The Stress Test

One of the most important tasks given to senior leadership within any organization is identifying the next generation of future leaders. We discovered a crucial attribute as it relates to identifying those candidates: the stress test. Great leaders always seem to have the ability, at least outwardly facing, to remain calm during situations that make most of the general population fall to pieces.

Why the Stress Test?

Think about it a bit; it makes sense. Drama in the workplace is the enemy of productivity. Incessant venting can create an emotionally exhausting experience for all involved. Individuals who react, instead of respond, typically do not endear themselves to others within the team.

Alternatively, good leaders can keep cool even when the situation provokes an emotional reaction. But great leaders also help everybody else stay calm and contribute to the imminent situation and impending objectives. There is a difference between managing one’s self and managing the reactions of others, and the two don’t necessarily go hand in hand.

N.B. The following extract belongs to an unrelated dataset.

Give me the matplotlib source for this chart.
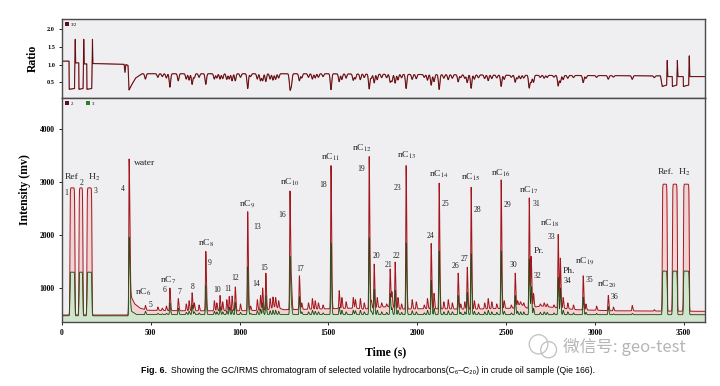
import numpy as np
import matplotlib
matplotlib.use("Agg")
import matplotlib.pyplot as plt
from matplotlib.patches import Patch, Ellipse

plt.rcParams["font.family"] = ["Liberation Serif", "DejaVu Serif"]
plt.rcParams["mathtext.fontset"] = "stix"
plt.rcParams["axes.linewidth"] = 1.0

# reference gas pulses: start/end (s) and plateau heights (mV)
REF_START = [45, 96, 141, 3380, 3437, 3499]
REF_END = [73, 118, 169, 3408, 3465, 3532]
REF_RED = [2890, 2890, 2890, 2960, 2960, 2960]
REF_GREEN = [1300, 1300, 1300, 1320, 1320, 1320]

WATER_TIME = 378
WATER_RED = 3430
WATER_GREEN = 1950

# numbered compound peaks 5..36
PEAK_NUM = [str(n) for n in range(5, 37)]
PEAK_TIME = [470, 608, 655, 733, 810, 890, 942, 976, 1046, 1130, 1148, 1284,
             1337, 1515, 1730, 1758, 1848, 1876, 1938, 2079, 2124, 2231, 2282,
             2304, 2473, 2552, 2631, 2642, 2794, 2806, 2935, 3076]
PEAK_RED = [670, 1000, 800, 910, 1690, 860, 840, 1020, 2440, 1000, 1280, 2830,
            1230, 3310, 3480, 1450, 1360, 1490, 3310, 1840, 2980, 1280, 1390,
            2900, 3040, 1280, 2700, 1580, 2010, 1560, 1230, 860]
PEAK_GREEN = [560, 720, 620, 680, 1050, 650, 640, 730, 1400, 720, 860, 1600,
              840, 1850, 1950, 980, 900, 960, 1850, 1150, 1700, 860, 920,
              1650, 1700, 860, 1550, 1020, 1200, 1000, 830, 650]
PEAK_DIP = [0.15, 0.38, 0.2, 0.3, 0.3, 0.15, 0.15, 0.2, 0.42, 0.2, 0.22, 0.42,
            0.2, 0.45, 0.42, 0.25, 0.22, 0.25, 0.4, 0.3, 0.42, 0.2, 0.22,
            0.38, 0.32, 0.2, 0.36, 0.2, 0.3, 0.2, 0.2, 0.1]

# unlabelled minor peaks
MINOR_TIME = [540, 565, 588, 700, 716, 745, 772, 858, 872, 905,
              928, 958, 1005, 1062, 1100, 1118, 1172, 1188, 1203, 1220,
              1292, 1350, 1388, 1410, 1426, 1444, 1470, 1561, 1576, 1600,
              1640, 1652, 1680, 1702, 1742, 1775, 1800, 1828, 1858, 1892,
              1912, 1972, 1995, 2040, 2058, 2095, 2150, 2175, 2198, 2245,
              2268, 2322, 2345, 2380, 2400, 2420, 2448, 2490, 2530, 2565,
              2582, 2600, 2655, 2693, 2715, 2732, 2770, 2822, 2848, 2880,
              2950, 3010, 3105, 3211, 3335]
MINOR_RED = [640, 620, 660, 700, 760, 720, 680, 760, 720, 740,
             780, 850, 700, 660, 780, 860, 800, 830, 820, 760,
             1050, 720, 720, 800, 760, 720, 680, 950, 820, 740,
             820, 780, 800, 720, 760, 820, 720, 700, 920, 820,
             700, 780, 740, 680, 800, 900, 740, 780, 720, 700,
             740, 760, 700, 720, 800, 740, 700, 760, 680, 760,
             740, 720, 900, 700, 720, 700, 680, 820, 720, 680,
             700, 660, 640, 670, 590]
MINOR_GREEN = [520, 510, 520, 540, 560, 550, 530, 560, 550, 550,
               570, 590, 540, 520, 570, 600, 570, 580, 580, 560,
               680, 550, 550, 580, 560, 550, 530, 640, 580, 550,
               580, 570, 580, 550, 560, 580, 550, 540, 620, 580,
               540, 570, 550, 530, 580, 620, 550, 570, 550, 540,
               550, 560, 540, 550, 580, 550, 540, 560, 530, 560,
               550, 550, 620, 540, 550, 540, 530, 580, 550, 530,
               540, 520, 510, 520, 500]
MINOR_DIP = [0.10, 0.08, 0.12, 0.15, 0.18, 0.12, 0.10, 0.15, 0.12, 0.14,
             0.16, 0.2, 0.1, 0.08, 0.15, 0.2, 0.15, 0.18, 0.16, 0.12,
             0.3, 0.12, 0.1, 0.15, 0.12, 0.1, 0.08, 0.22, 0.16, 0.12,
             0.18, 0.14, 0.16, 0.1, 0.12, 0.16, 0.1, 0.1, 0.2, 0.16,
             0.1, 0.14, 0.12, 0.08, 0.16, 0.2, 0.1, 0.14, 0.1, 0.08,
             0.1, 0.12, 0.08, 0.1, 0.16, 0.1, 0.08, 0.12, 0.06, 0.1,
             0.1, 0.08, 0.2, 0.06, 0.08, 0.06, 0.05, 0.12, 0.08, 0.06,
             0.08, 0.05, 0.04, 0.1, 0.05]

# baselines (mV) and ratio 3/2 level between peaks
RED_BASE_T = [0, 372, 376, 382, 392, 410, 440, 480, 700, 1000, 1150, 1200, 1250,
              1400, 1650, 1700, 1800, 1850, 1900, 2050, 2300, 2550, 2580, 2620,
              2700, 2750, 2900, 3100, 3620]
RED_BASE_V = [490, 490, 700, 1000, 820, 700, 620, 580, 570, 570, 580, 640, 590,
              600, 620, 600, 640, 650, 600, 610, 600, 620, 700, 620,
              660, 640, 590, 570, 560]
GREEN_BASE_T = [0, 372, 380, 392, 420, 3620]
GREEN_BASE_V = [475, 475, 800, 560, 500, 495]
RATIO_T = [0, 40, 41, 71, 73, 75, 77, 95, 96, 119, 121, 123, 125, 140, 141, 168,
           170, 172, 174, 350, 355, 360, 372, 378, 392, 415, 450, 1500, 2500,
           3370, 3380, 3405, 3408, 3411, 3436, 3437, 3462, 3465, 3468, 3498,
           3499, 3529, 3532, 3535, 3620]
RATIO_V = [1.10, 1.10, 0.30, 0.32, 1.0, 1.72, 1.05, 1.05, 0.30, 0.32, 1.0, 1.72,
           1.02, 1.02, 0.30, 0.32, 1.0, 1.72, 1.03, 1.01, 0.78, 1.0, 0.98, 0.28,
           0.42, 0.62, 0.74, 0.74, 0.70, 0.68, 0.38, 0.42, 1.12, 0.66, 0.66,
           0.38, 0.42, 1.12, 0.66, 0.66, 0.38, 0.42, 1.25, 0.66, 0.66]

NAMES = {"5": "nC$_6$", "6": "nC$_7$", "9": "nC$_8$", "13": "nC$_9$",
         "16": "nC$_{10}$", "18": "nC$_{11}$", "19": "nC$_{12}$", "23": "nC$_{13}$",
         "25": "nC$_{14}$", "28": "nC$_{15}$", "29": "nC$_{16}$", "31": "nC$_{17}$",
         "33": "nC$_{18}$", "35": "nC$_{19}$", "36": "nC$_{20}$"}

# label anchors (time, mV)
NUM_POS = {"1": (23, 2790), "2": (113, 2990), "3": (192, 2840), "4": (344, 2860),
           "5": (501, 680), "6": (580, 960), "7": (659, 925), "8": (738, 1020),
           "9": (834, 1480), "10": (873, 960), "11": (935, 980), "12": (975, 1190),
           "13": (1099, 2150), "14": (1093, 1070), "15": (1138, 1370), "16": (1239, 2380),
           "17": (1341, 1350), "18": (1470, 2940), "19": (1685, 3250), "20": (1769, 1600),
           "21": (1837, 1430), "22": (1882, 1600), "23": (1887, 2880), "24": (2073, 1990),
           "25": (2158, 2580), "26": (2214, 1410), "27": (2265, 1540), "28": (2338, 2480),
           "29": (2507, 2560), "30": (2541, 1430), "31": (2670, 2580), "32": (2676, 1220),
           "33": (2755, 1970), "34": (2845, 1130), "35": (2969, 1150), "36": (3110, 830)}
NAME_POS = {"5": (456, 925), "6": (597, 1150), "9": (811, 1840), "13": (1042, 2580),
            "16": (1285, 2990), "18": (1510, 3460), "19": (1690, 3630), "23": (1944, 3500),
            "25": (2124, 3140), "28": (2304, 3090), "29": (2473, 3160), "31": (2631, 2840),
            "33": (2749, 2210), "35": (2946, 1500), "36": (3070, 1060)}
EXTRA_LABELS = [("Ref", 56, 3090), ("H$_2$", 180, 3090), ("Pr.", 2687, 1690),
                ("Ph.", 2856, 1320), ("Ref.", 3397, 3180), ("H$_2$", 3504, 3180)]

RED = "#a3161d"
DARK = "#3a0d10"
GREEN = "#2b7d2b"
PANEL = "#efeef1"

t = np.arange(0, 3620.5, 0.5)


def peak(c, h, sl=2.0, sr=3.5):
    s = np.where(t < c, sl, sr)
    return h * np.exp(-0.5 * ((t - c) / s) ** 2)


def pulse(a, b, h, w=0.8):
    return h * 0.5 * (np.tanh((t - a) / (2 * w)) - np.tanh((t - b) / (2 * w)))


def build(base_t, base_v, ref_h, water_h, heights, minor_h):
    y = np.interp(t, base_t, base_v)
    lvl = lambda c: np.interp(c, base_t, base_v)
    for a, b, h in zip(REF_START, REF_END, ref_h):
        y += pulse(a, b, h - lvl(a))
    y += peak(WATER_TIME, water_h - lvl(WATER_TIME), 1.5, 4.0)
    for c, h in zip(PEAK_TIME + MINOR_TIME, heights + minor_h):
        y += peak(c, max(h - lvl(c), 0))
    return y


red = build(RED_BASE_T, RED_BASE_V, REF_RED, WATER_RED, PEAK_RED, MINOR_RED)
green = build(GREEN_BASE_T, GREEN_BASE_V, REF_GREEN, WATER_GREEN, PEAK_GREEN, MINOR_GREEN)

ratio = np.interp(t, RATIO_T, RATIO_V)
for c, d in zip(PEAK_TIME + MINOR_TIME, PEAK_DIP + MINOR_DIP):
    ratio -= d * np.exp(-0.5 * ((t - c) / 4.0) ** 2)
ratio = np.clip(ratio, 0.22, None)

fig = plt.figure(figsize=(7.2, 3.86), dpi=100)
ax1 = fig.add_axes([0.086, 0.746, 0.893, 0.205])
ax2 = fig.add_axes([0.086, 0.166, 0.893, 0.580])

XMAX = 3620
for ax in (ax1, ax2):
    ax.set_facecolor(PANEL)
    ax.set_xlim(0, XMAX)
    for s in ax.spines.values():
        s.set_color("#4a4a4a")
    ax.tick_params(length=2, width=0.6, labelsize=5.5, pad=3)

# ratio panel
ax1.plot(t, ratio, color="#8a1a1e", lw=0.8)
ax1.plot(t, ratio, color=DARK, lw=0.35, alpha=0.8)
ax1.set_ylim(0.05, 2.3)
ax1.set_yticks([0.5, 1.0, 1.5, 2.0])
ax1.set_yticklabels(["0.5", "1.0", "1.5", "2.0"], fontweight="bold", fontsize=4.5)
ax1.set_xticks([])
ax1.legend(handles=[Patch(facecolor="#5a1020", label="3/2")], loc="upper left",
           fontsize=3.5, frameon=False, handlelength=0.8, handleheight=0.8,
           handletextpad=0.4, borderaxespad=0.3)

# intensity panel
YMIN = 360
ax2.fill_between(t, YMIN, red, color="#f1d3d4", lw=0)
ax2.fill_between(t, YMIN, green, color="#cde8cd", lw=0, alpha=0.9)
ax2.plot(t, red, color=RED, lw=0.7)
ax2.plot(t, green, color=GREEN, lw=0.6)
ax2.plot(t, np.minimum(red, green), color=DARK, lw=0.35, alpha=0.7)
ax2.set_ylim(YMIN, 4585)
ax2.set_yticks([1000, 2000, 3000, 4000])
ax2.set_yticklabels(["1000", "2000", "3000", "4000"], fontweight="bold")
ax2.set_xticks(range(0, 3501, 500))
ax2.set_xticklabels([str(v) for v in range(0, 3501, 500)], fontweight="bold")
ax2.legend(handles=[Patch(facecolor="#5a1020", label="2"),
                    Patch(facecolor=GREEN, label="3")],
           loc="upper left", ncol=2, fontsize=3.5, frameon=False, handlelength=0.8,
           handleheight=0.8, handletextpad=0.4, columnspacing=2.5, borderaxespad=0.3)

for num, (x, y) in NUM_POS.items():
    ax2.text(x, y, num, fontsize=5.5, color="#222222", ha="center", va="center")
for num, (x, y) in NAME_POS.items():
    ax2.text(x, y, NAMES[num], fontsize=6.8, color="#222222", ha="center", va="center")
for txt, x, y in EXTRA_LABELS:
    ax2.text(x, y, txt, fontsize=6.8, color="#222222", ha="center", va="center")
ax2.text(WATER_TIME + 28, 3360, "water", fontsize=6.8, color="#222222", ha="left", va="center")

fig.text(0.046, 0.850, "Ratio", rotation=90, ha="center", va="center",
         fontsize=8.5, fontweight="bold")
fig.text(0.035, 0.508, "Intensity (mv)", rotation=90, ha="center", va="center",
         fontsize=8.5, fontweight="bold")
fig.text(0.535, 0.088, "Time (s)", ha="center", va="center", fontsize=8.5,
         fontweight="bold")

cap_font = ["Liberation Sans Narrow", "Liberation Sans", "DejaVu Sans"]
fig.text(0.232, 0.040, "Fig. 6.", ha="right", va="center", fontsize=6.4,
         fontweight="bold", family=cap_font)
fig.text(0.237, 0.040, "Showing the GC/IRMS chromatogram of selected volatile "
         "hydrocarbons(C\u2086\u2013C\u2082\u2080) in crude oil sample (Qie 166).",
         ha="left", va="center", fontsize=6.2, family=cap_font)

# watermark
fig.text(0.782, 0.101, "微信号: geo-test", ha="left", va="center", fontsize=12,
         color="#b5b5b5", family=["Noto Sans CJK SC", "DejaVu Sans"])
for cx, cy, w, h in [(0.748, 0.108, 0.026, 0.05), (0.762, 0.094, 0.022, 0.042)]:
    fig.add_artist(Ellipse((cx, cy), w, h, transform=fig.transFigure, fill=False,
                           ec="#c0c0c0", lw=0.9))

fig.savefig("out.png", dpi=100)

Early in peoples’ careers, it’s common to achieve promotions based on a commitment to personal success. As individual contributors, they can produce more simply by doing more. They can choose to work harder and longer, and to be more productive. There is a tremendous amount of control, and correlation, with the relationship between effort and outcomes. Once promoted into leadership, one suddenly becomes responsible for the work and success of others. Leaders’ efforts alone are often insufficient to achieve results, especially if they lack the coaching ability to adequately influence others. The stress test is relevant not only for the capacity to manage personal emotions, but also to transform the dynamic of the entirety of the workplace.

Screening for Stress

We know that people put their best foot forward throughout the interviewing process – both applicants and hiring managers alike. Professional game faces are on, and many would liken a first interview to a first date, which begs the question: when do you really get to know what is underneath the surface? What combination of behavioral-based interviewing questions and situational scenarios should we engage in, in order to see a candidate’s true colors under stress? The subject of engaging a candidate in awkward situations in an interview is not widely accepted, likely for good reason. Sighing or interrupting candidates while they are talking, acting aloof and not paying attention, or repeating questions to see if one gets frustrated don’t lend themselves to an attraction-based recruitment strategy. So, how can you interview for stress reactions?

Here are some questions you can use to help evaluate a candidate for a potential leadership position:

  • I don’t think I understand your answer. Can you please explain it differently?
  • How would you handle putting in a couple hours of overtime after a busy, stressful day?
  • Tell me about a time when you didn’t reach a goal. What happened, and how would we know the same situation wouldn’t occur here?
  • How do you prevent a situation from getting too stressful to manage?
  • What advice would you give to calm down a colleague who is stressed out about a deadline?
  • How would you deal with frequent changes at work? Client expectations change, a deadline gets moved up, new inexperienced individuals joining the team, etc.
  • How do you ensure that stressful situations in your personal life don’t affect your work performance?
  • It doesn’t seem as though you have as much experience for this role as some other candidates we are interviewing. Tell me why you believe we should hire you, or why I’m wrong in my assessment.